AIFF — Shooting fight scenes are always a challenge, can you talk about how you worked with cinematographer, Aymae Sulick?

Baily — Aymae and I had similar conversations as I do with the actors. Character beats and then we stepped into where the camera might be. My take on action is different than most - I see action scenes as a chance to delve into pure cinema - images, motion, sound in a scene that in my view is equally dramatic to any dialogue scene. And so, we worked very meticulously with the fight choreographer team, including Martin and Fight Coordinator Menamy Mitanes, to ensure all the movements are repeatable and safe.

AIFF — Was it difficult to get funding to shoot this project?

Baily — Enormously. Although we have a cast of well-established actors, like four-time Emmy nominated Dot Marie Jones (Glee), they are playing roles they are not normally associated with - like Stephanie Erb, comedic genius from Weeds and Ray Donavan - or versatile icon of our childhoods, Asian-American, Dante Basco, playing the male love interest… We began this project before the #MeToo movement, but staying honest with our characterization has rewarded us with narrative variation on a female-lead story, that people want to see more of, and as friend and Pulitzer Prize winning author Viet Nguyen coined a desire for “narrative plenitude”.

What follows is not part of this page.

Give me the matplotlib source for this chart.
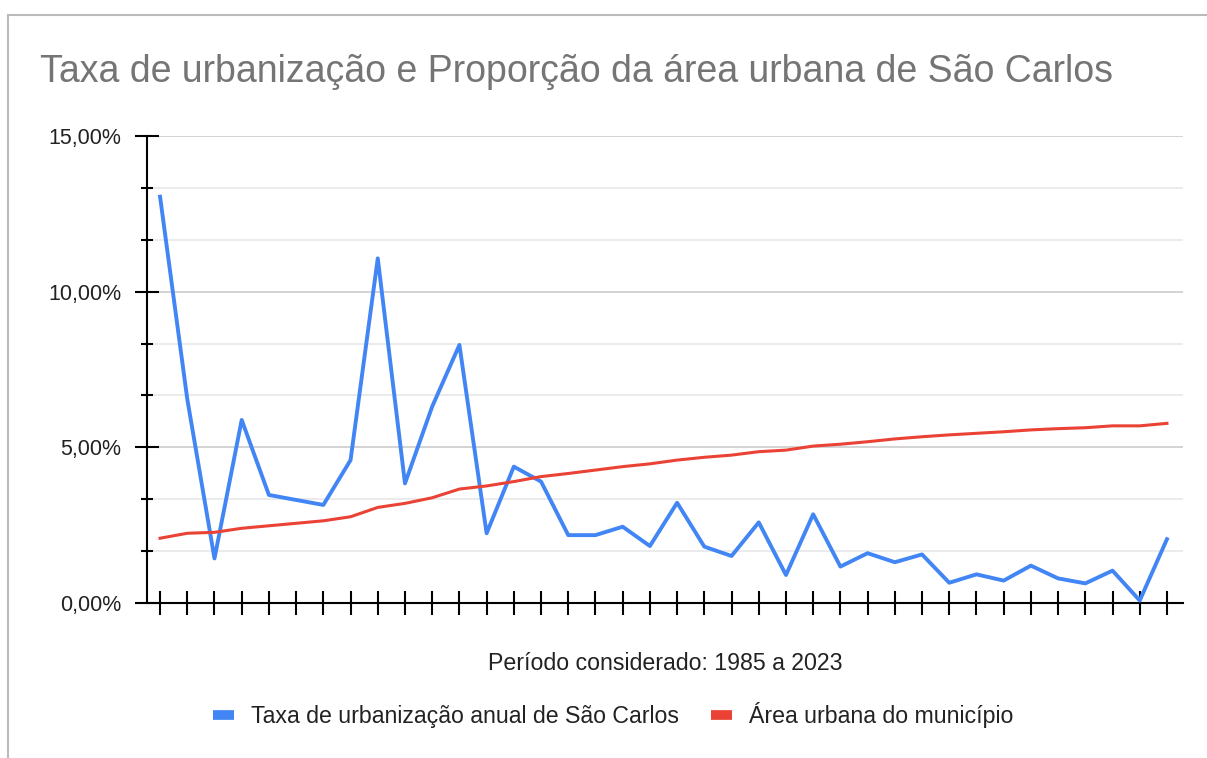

AIFF — Lateefah Holder gave a really great performance. How did you cast her for the part of Sasha?

Baily — Lateefah Holder is a genius. And one of the many great finds we have in the film, including first-time feature actor Roxana Sanchez. Lateefah came to us via casting directors Kendra Clark (Mad Men) and Helen Geier (Dexter), and in her audition I clearly saw she understood that the dramatic scenes were meant to be as violent as the physical fight scenes, to underscore our theme that we walk around with these psychological scars that people don’t necessarily see from the outside. The audition was key and then I saw her scene in Curb Your Enthusiasm where she goes toe-to-toe with Larry David. It was safe to assume that she was a formidable improviser!